Сегодня, спустя четверть века после распада СССР, возможен ли подъем четвертой волны коммунизма?
Одним из главных препятствий для этого является произошедший после 1960-х годов раскол между левыми старой закалки, которые во главу угла ставили экономическое равенство, и наследниками г-на Фишера, которые делают акцент на космополитических ценностях, гендерной политике и многокультурности. Более того, отстаивание интересов угнетенных в мировых масштабах сейчас кажется практически невыполнимой задачей.
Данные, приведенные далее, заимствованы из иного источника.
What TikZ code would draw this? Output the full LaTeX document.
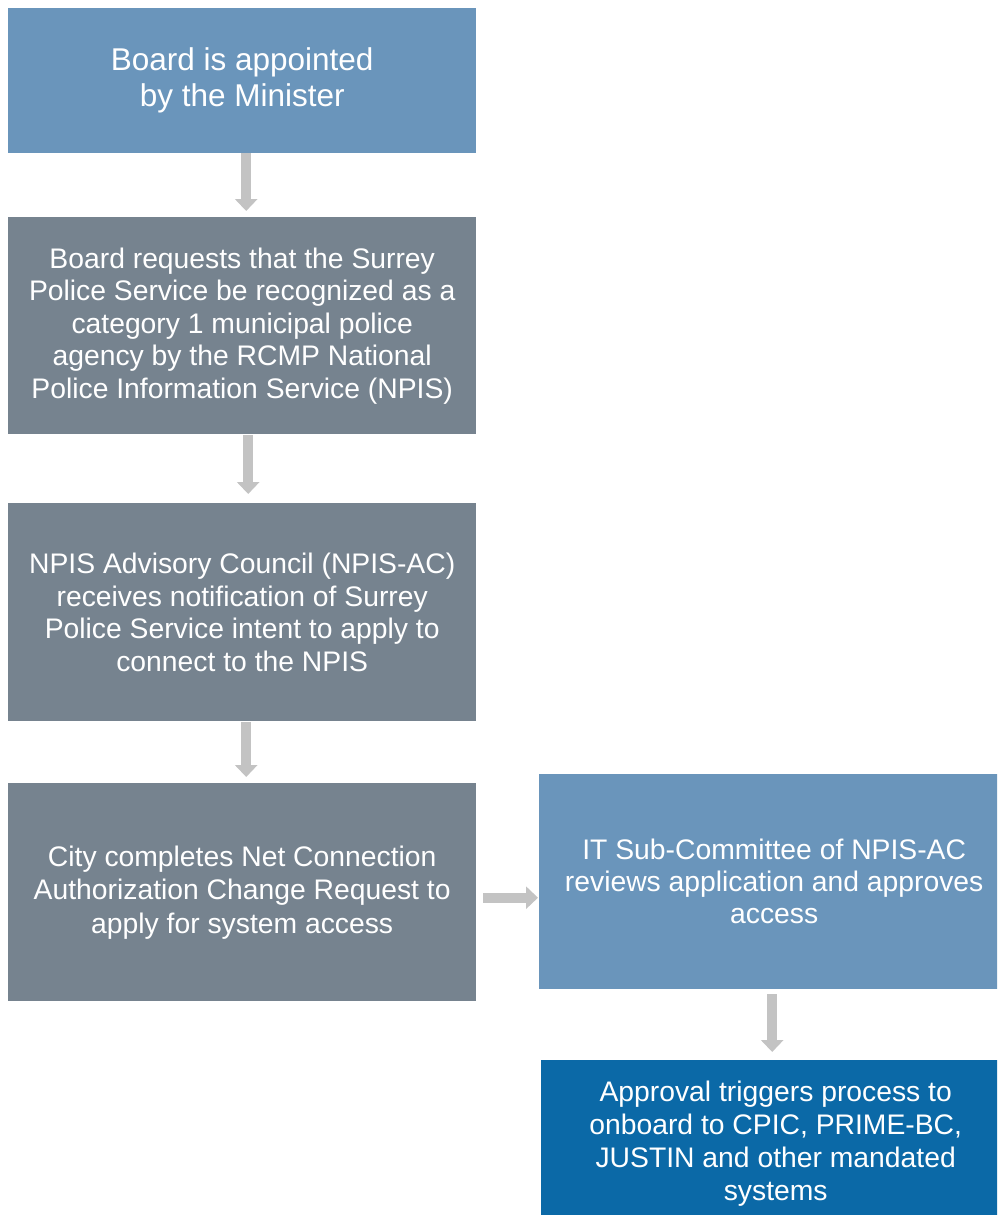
\documentclass[tikz,border=0pt]{standalone}
\usepackage{fontspec}
\setmainfont{Liberation Sans}
\usetikzlibrary{arrows.meta}
\definecolor{paleblue}{HTML}{6A95BB}
\definecolor{slate}{HTML}{76838F}
\definecolor{deepblue}{HTML}{0B69A7}
\definecolor{arrowgray}{HTML}{C3C3C3}
\begin{document}
\begin{tikzpicture}[x=1pt,y=1pt,
  stepbox/.style={anchor=north west, inner sep=0pt, text=white, align=center,
    font=\fontsize{28.3}{32.5}\selectfont},
  flow/.style={draw=arrowgray, line width=10pt,
    -{Triangle[width=22pt,length=12pt]}}]
\useasboundingbox (0,0) rectangle (997,-1215);
\fill[white] (0,0) rectangle (997,-1215);
\begin{scope}
\clip (0,0) rectangle (997,-1215);

\node[stepbox, fill=paleblue, minimum width=468pt, minimum height=145pt,
  font=\fontsize{31.5}{36}\selectfont] (b1) at (8,-8)
  {Board is appointed\\by the Minister};
\node[stepbox, fill=slate, minimum width=468pt, minimum height=217pt] (b2) at (8,-217)
  {Board requests that the Surrey\\Police Service be recognized as a\\category 1 municipal police\\agency by the RCMP National\\Police Information Service (NPIS)};
\node[stepbox, fill=slate, minimum width=468pt, minimum height=218pt] (b3) at (8,-503)
  {NPIS Advisory Council (NPIS-AC)\\receives notification of Surrey\\Police Service intent to apply to\\connect to the NPIS};
\node[stepbox, fill=slate, minimum width=468pt, minimum height=218pt,
  font=\fontsize{28.3}{33.5}\selectfont] (b4) at (8,-783)
  {City completes Net Connection\\Authorization Change Request to\\apply for system access};
\node[stepbox, fill=paleblue, minimum width=470pt, minimum height=215pt,
  font=\fontsize{28.3}{32}\selectfont] (b5) at (539,-774)
  {IT Sub-Committee of NPIS-AC\\reviews application and approves\\access};
\node[stepbox, fill=deepblue, minimum width=469pt, minimum height=166pt,
  font=\fontsize{28.3}{33}\selectfont] (b6) at (541,-1060)
  {Approval triggers process to\\onboard to CPIC, PRIME-BC,\\JUSTIN and other mandated\\systems};

\draw[flow, shorten >=6pt] ([xshift=4pt]b1.south) -- ([xshift=4pt]b1.south |- b2.north);
\draw[flow, shorten <=1pt, shorten >=9pt] ([xshift=6pt]b2.south) -- ([xshift=6pt]b2.south |- b3.north);
\draw[flow, shorten <=1pt, shorten >=6pt] ([xshift=4pt]b3.south) -- ([xshift=4pt]b3.south |- b4.north);
\draw[flow, shorten <=7pt, shorten >=1pt] ([yshift=-5.5pt]b4.east) -- ([yshift=-5.5pt]b4.east -| b5.west);
\draw[flow, shorten <=5pt, shorten >=8pt] ([xshift=-2pt]b5.south) -- ([xshift=-2pt]b5.south |- b6.north);
\end{scope}
\end{tikzpicture}
\end{document}
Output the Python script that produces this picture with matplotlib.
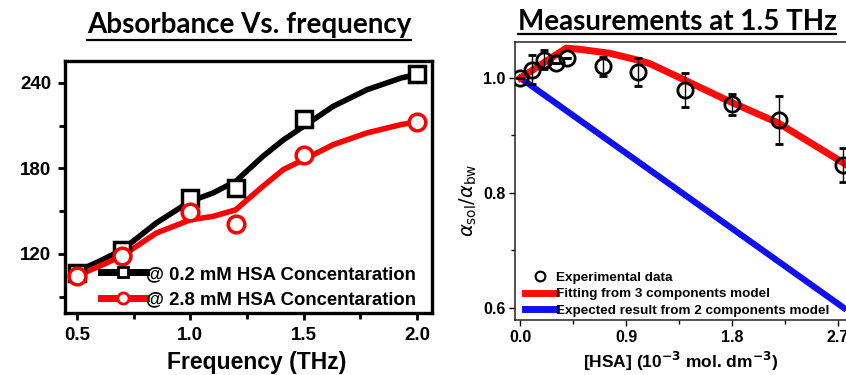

Кризис 2008 года еще больше усугубил дилемму левых, открыв окно возможностей для таких радикальных националистов, как Дональд Трамп и Марин Ле Пен (Marine Le Pen), готовых сыграть на гневе людей, недовольных экономическим неравенством на Севере.
Сейчас мы только вступаем в период масштабных экономических перемен и социальных потрясений. Поскольку технологический капитализм не способен предоставить достаточное количество достойно оплачиваемых рабочих мест, молодежь может предпочесть более радикальную экономическую программу. Затем новые левые могут достичь успеха в объединении неудачников —из сферы как умственного труда, так и физического — в рамках нового экономического порядка. Мы уже слышим призывы к формированию новой системы перераспределения. Такие идеи, как универсальный базовый доход, с которым уже экспериментируют Нидерланды и Финляндия, очень близки по духу к марксовскому видению способности коммунизма удовлетворить потребности всех людей — «от каждого — по способности, каждому — по потребности».
Пока мир далек от того, что происходило на Красной площади в 1987 году, и еще дальше от событий в петроградском Зимнем дворце 1917 года. Возвращения коммунизма пятилеток и ГУЛАГов не будет. Однако если эта трагическая история и может чему-то нас научить, так это тому, что «последние ура» могут оказаться такой же иллюзией, как и «конец идеологии», предсказанный в 1950-х годах, или «конец истории», о котором заявил Фрэнсис Фукуяма (Francis Fukuyama) в 1989 году.
Ленина больше нет, старый коммунизм тоже, возможно, умер, однако ощущение несправедливости, которое их подпитывало, никуда не исчезло.
Дэвид Пристлэнд — профессор современной истории Оксфордского университета и автор книги «Красный флаг: история коммунизма» (The Red Flag: A History of Communism).